À cette époque, en Lórien, on parlait sindarin mais avec un « accent », la plupart des habitants étant d’origine sylvaine. Cet « accent », jumelé à sa connaissance limitée du sindarin, dérouta Frodo (comme il est rapporté dans le Livre du Thain par un commentateur du Gondor). Tous les mots elfiques apparaissant dans le livre second, chapitres 6-8, sont d’ailleurs sindarins, ainsi que la plupart des noms de lieux et de personnes. Mais Lórien, Caras Galadhon, Amroth et Nimrodel sont probablement des noms d’origine sylvaine, adaptés au sindarin.

3.

Parmi ces noms quenya, citons par exemple Númenor (ou, au long, Númenóre), ainsi qu’Elendil, Isildur et Anárion, et tous les noms royaux du Gondor, dont Elessar « Pierre-elfe ». La plupart des noms des autres Dúnedain, hommes et femmes, tels Aragorn, Denethor, Gilraen, sont d’origine sindarine, souvent empruntés à des personnages illustres, Hommes ou Elfes, célébrés dans les chants et les chroniques du Premier Âge (comme Beren et Húrin).

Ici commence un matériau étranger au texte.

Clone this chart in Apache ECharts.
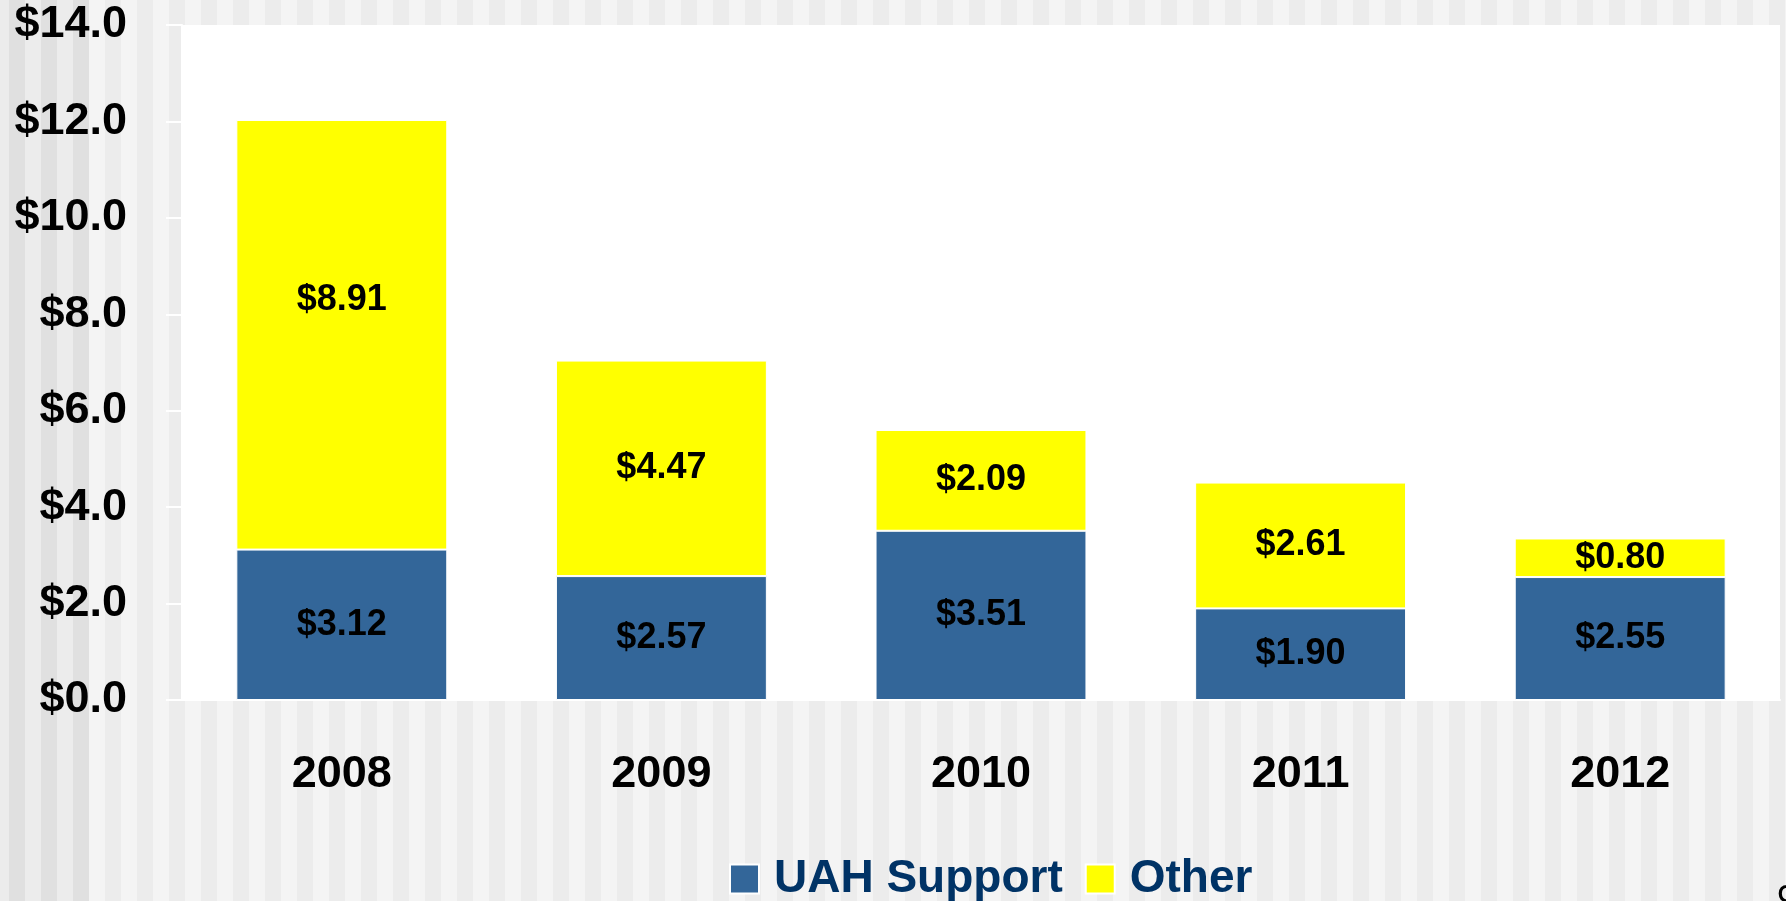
<!DOCTYPE html>
<html>
<head>
<meta charset="utf-8">
<title>UAH Support / Other</title>
<script src="https://cdn.jsdelivr.net/npm/echarts@6/dist/echarts.min.js"></script>
<style>
	html, body {
		margin: 0;
		padding: 0;
		width: 1786px;
		height: 901px;
		overflow: hidden;
		background: repeating-linear-gradient(90deg, #f4f4f4 0px, #f4f4f4 9px, #ececec 9px, #ececec 25px, #f4f4f4 25px, #f4f4f4 32px);
	}
	#leftBand {
		position: absolute;
		left: 0;
		top: 0;
		width: 89px;
		height: 901px;
		background: repeating-linear-gradient(90deg, #ececec 0px, #ececec 9px, #e0e0e0 9px, #e0e0e0 25px, #ececec 25px, #ececec 32px);
	}
	#main {
		position: absolute;
		left: 0;
		top: 0;
		width: 1786px;
		height: 901px;
	}
</style>
</head>
<body>
<div id="leftBand"></div>
<div id="main"></div>
<script>
	// 数据
	var years = ['2008', '2009', '2010', '2011', '2012'];
	var uahSupport = [3.12, 2.57, 3.51, 1.90, 2.55];
	var other = [8.91, 4.47, 2.09, 2.61, 0.80];
	var yTicks = [0, 2, 4, 6, 8, 10, 12, 14];

	var fontName = '"Liberation Sans", Arial, sans-serif';

	//金额格式
	function money(v, n) {
		return '$' + Number(v).toFixed(n);
	}

	// 2008 的 Other 标签在原图里偏上
	var otherData = [];
	for (var i = 0; i < other.length; i++) {
		var item = { value: other[i] };
		if (i == 0) {
			item.label = { offset: [0, -35] };
		}
		otherData.push(item);
	}

	var myChart = echarts.init(document.getElementById('main'), null, { renderer: 'canvas' });
	var option = {
		backgroundColor: 'transparent',
		animation: false,
		textStyle: {
			fontFamily: fontName
		},
		grid: {
			left: 182,
			top: 25,
			right: 6,
			bottom: 201,
			show: true,
			backgroundColor: '#ffffff',
			borderWidth: 0
		},
		legend: {
			left: 724,
			top: 851,
			itemWidth: 29,
			itemHeight: 29,
			itemGap: 22,
			icon: 'rect',
			itemStyle: {
				borderColor: '#ffffff',
				borderWidth: 2
			},
			textStyle: {
				fontFamily: fontName,
				fontSize: 46,
				fontWeight: 'bold',
				color: '#003366',
				padding: [0, 0, 0, 10]
			},
			data: ['UAH Support', 'Other']
		},
		xAxis: {
			type: 'category',
			data: years,
			axisLine: { lineStyle: { color: '#ffffff', width: 2 } },
			axisTick: { length: 16, lineStyle: { color: '#ffffff', width: 2 } },
			axisLabel: {
				margin: 52,
				fontSize: 45,
				fontWeight: 'bold',
				color: '#000000',
				fontFamily: fontName
			}
		},
		yAxis: {
			type: 'value',
			min: yTicks[0],
			max: yTicks[yTicks.length - 1],
			interval: 2,
			splitLine: { show: false },
			axisLine: { show: true, lineStyle: { color: '#ffffff', width: 2 } },
			axisTick: { show: true, length: 16, lineStyle: { color: '#ffffff', width: 2 } },
			axisLabel: {
				margin: 55,
				fontSize: 45,
				fontWeight: 'bold',
				color: '#000000',
				fontFamily: fontName,
				formatter: function(v) {
					return money(v, 1);
				}
			}
		},
		series: [{
			name: 'UAH Support',
			type: 'bar',
			stack: 'total',
			barWidth: '66%',
			data: uahSupport,
			itemStyle: {
				color: '#336699',
				borderColor: '#ffffff',
				borderWidth: 1
			},
			label: {
				show: true,
				position: 'inside',
				fontSize: 36,
				fontWeight: 'bold',
				color: '#000000',
				fontFamily: fontName,
				formatter: function(p) {
					return money(p.value, 2);
				}
			}
		}, {
			name: 'Other',
			type: 'bar',
			stack: 'total',
			barWidth: '66%',
			data: otherData,
			itemStyle: {
				color: '#ffff00',
				borderColor: '#ffffff',
				borderWidth: 1
			},
			label: {
				show: true,
				position: 'inside',
				fontSize: 36,
				fontWeight: 'bold',
				color: '#000000',
				fontFamily: fontName,
				formatter: function(p) {
					return money(p.value, 2);
				}
			}
		}],
		graphic: [{
			// 页码，原图只露出一角
			type: 'text',
			left: 1777,
			top: 883,
			style: {
				text: '9',
				fontSize: 36,
				fontFamily: fontName,
				fill: '#000000'
			}
		}]
	};
	myChart.setOption(option);
</script>
</body>
</html>
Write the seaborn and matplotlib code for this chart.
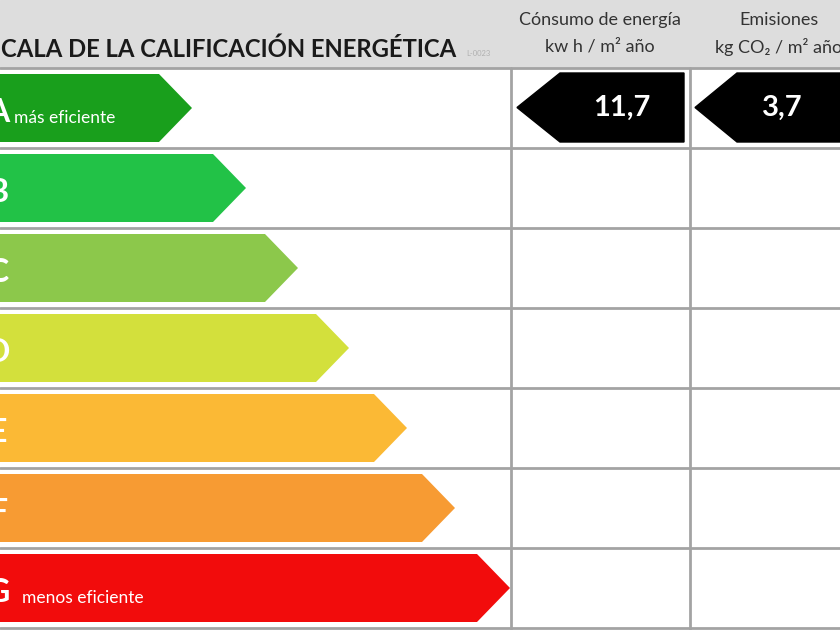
import matplotlib
matplotlib.use("Agg")
import matplotlib.pyplot as plt
from matplotlib.patches import Polygon, Rectangle
import seaborn as sns

# Escala de calificación energética
grades = ["A", "B", "C", "D", "E", "F", "G"]
arrow_tips = [192, 246, 298, 349, 407, 455, 510]
grade_colors = ["#199f1c", "#22c247", "#8cc84b", "#d3e03c", "#fbb935", "#f79b33", "#f20c0c"]
grade_notes = {"A": "más eficiente", "G": "menos eficiente"}

consumo_valor = "11,7"
emision_valor = "3,7"
consumo_titulo = ["Cónsumo de energía", "kw h / m² año"]
emision_titulo = ["Emisiones", "kg CO₂ / m² año"]

sns.set_theme(style="white")
plt.rcParams["font.family"] = ["Lato", "DejaVu Sans"]

TIP = 33
ROW = 80.0
HEAD = 68.0

fig = plt.figure(figsize=(8.4, 6.3), dpi=100)
ax = fig.add_axes([0, 0, 1, 1])

# cuerpos de las flechas con barplot (filas centradas en 0..6)
bodies = [t - TIP for t in arrow_tips]
sns.barplot(x=bodies, y=grades, hue=grades, palette=grade_colors, orient="h",
            width=0.85, legend=False, ax=ax, saturation=1)
bars = list(ax.patches)

def py(p):
    # pixel vertical -> coordenada del eje
    return (p - HEAD) / ROW - 0.5

ax.set_xlim(0, 840)
ax.set_ylim(py(630), py(0))
ax.axis("off")

# cabecera gris
ax.add_patch(Rectangle((0, py(HEAD)), 840, py(0) - py(HEAD), color="#dddddd", zorder=0))

# puntas de las flechas, pegadas a cada barra
for i, (bar, t) in enumerate(zip(bars, arrow_tips)):
    bar.set_linewidth(0)
    b = bar.get_width()
    y0 = bar.get_y()
    y1 = y0 + bar.get_height()
    ax.add_patch(Polygon([(b - 0.5, y0), (b, y0), (t, (y0 + y1) / 2), (b, y1), (b - 0.5, y1)],
                         closed=True, facecolor=bar.get_facecolor(), lw=0, zorder=bar.get_zorder()))
    ax.text(-2, i + 0.05, grades[i], color="white", fontsize=23, fontweight="bold",
            ha="center", va="center", zorder=4)
    if grades[i] in grade_notes:
        xoff = 14 if grades[i] == "A" else 22
        ax.text(xoff, i + 0.12, grade_notes[grades[i]], color="white", fontsize=12.5,
                ha="left", va="center", zorder=4)

# rejilla
line_c = "#a3a3a3"
for k in range(8):
    ax.plot([0, 840], [k - 0.5, k - 0.5], color=line_c, lw=2, zorder=2)
for xv in [511, 690]:
    ax.plot([xv, xv], [-0.5, py(630)], color=line_c, lw=2, zorder=2)

# títulos
ax.text(1, py(49), "CALA DE LA CALIFICACIÓN ENERGÉTICA", fontsize=17.2,
        fontweight="bold", color="#1a1a1a", ha="left", va="center")
ax.text(466, py(53), "L-0023", fontsize=5.5, color="#b0b0b0", ha="left", va="center")
for j, txt in enumerate(consumo_titulo):
    ax.text(600, py(20 + 27 * j), txt, fontsize=13, color="#333333", ha="center", va="center")
for j, txt in enumerate(emision_titulo):
    ax.text(779, py(20 + 27 * j), txt, fontsize=13, color="#333333", ha="center", va="center")

# flechas negras con los valores
y0, y1 = py(73), py(142)
ym = (y0 + y1) / 2
ax.add_patch(Polygon([(517, ym), (560, y0), (684, y0), (684, y1), (560, y1)],
                     closed=True, color="black", zorder=3))
ax.add_patch(Polygon([(695, ym), (737, y0), (850, y0), (850, y1), (737, y1)],
                     closed=True, color="black", zorder=3))
ax.text(622, ym, consumo_valor, color="white", fontsize=21, fontweight="bold",
        ha="center", va="center", zorder=4)
ax.text(782, ym, emision_valor, color="white", fontsize=21, fontweight="bold",
        ha="center", va="center", zorder=4)

fig.savefig("out.png", dpi=100)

Quelques-uns sont de forme mixte, comme Boromir.

4.

Les Fortauds de l’Angle, qui regagnèrent la Contrée Sauvage, avaient déjà adopté l’usage du parler commun ; mais les noms Déagol et Sméagol sont issus d’une langue d’Hommes, parlée dans la région de la Rivière aux Flambes.

5.

Il y a bien quelques cas où les Hobbits semblent avoir voulu représenter les plus courts marmottements ou interjections des Ents ; a-lalla-lalla-rumba-kamanda-lindor-burúme n’est pas non plus de l’elfique, et c’est la seule tentative (sans doute très maladroite) visant à représenter un fragment un peu plus appréciable de véritable entique.

6.

Dans la présente traduction, c’est le français moderne qui joue ce rôle ; les observations de l’auteur, dans la présente section, s’appliquent néanmoins à l’anglais. Pour la bonne compréhension du discours, certains noms de l’anglais d’origine sont ici donnés entre crochets et précédés de la lettre a. (N.d.T.)

7.

En quelques endroits, on a voulu marquer ces distinctions par l’emploi non systématique du pronom thou. Peu fréquent de nos jours et indéniablement archaïque, ce pronom indique le plus souvent un style cérémonieux ; mais un changement de pronoms, de you à thou (ou thee), entend parfois montrer, à défaut d’autre moyen, une modification significative des termes d’adresse : l’abandon de la forme respectueuse (soit, entre adultes, la forme attendue) au profit de la forme familière. [La traduction française respecte ces principes (thou devient systématiquement tu). Toutefois, la distinction entre tutoiement et voussoiement (absente en anglais moderne) étant encore bien vivante en français, il a fallu, de manière plus générale, choisir entre les deux formes afin d’exprimer différents rapports (familiarité, autorité, égalité, connivence, etc.). (N.d.T.)]

8.

Le nom français traduit plus directement le nom elfique ; l’anglais Mirkwood signifie plus ou moins « bois sombre ». (N.d.T.)

9.

Le diminutif de Meriadoc, Merry, signifie en anglais « joyeux ». (N.d.T.)

10.

Cette démarche linguistique ne suppose pas que les Rohirrim aient été spécialement proches des anciens Anglo-Saxons à d’autres égards, que ce soit par la culture ou l’art, les armes ou les méthodes de guerre, sinon d’une manière très générale attribuable aux circonstances de leur milieu : celles d’un peuple plus primitif à l’existence relativement simple, vivant au contact d’une culture plus noble et plus vénérable sur des terres jadis comprises dans son domaine.

11.

[Cette description des caractéristiques du visage et des cheveux ne s’applique en fait qu’aux Noldor : voir Le Livre des Contes Perdus, p. 59.]

12.

En anglais, gamgee est un mot de la langue familière pour désigner un tampon d’ouate, d’où le rapprochement avec le nom Cotton, qui rappelle la matière textile. (N.d.T.)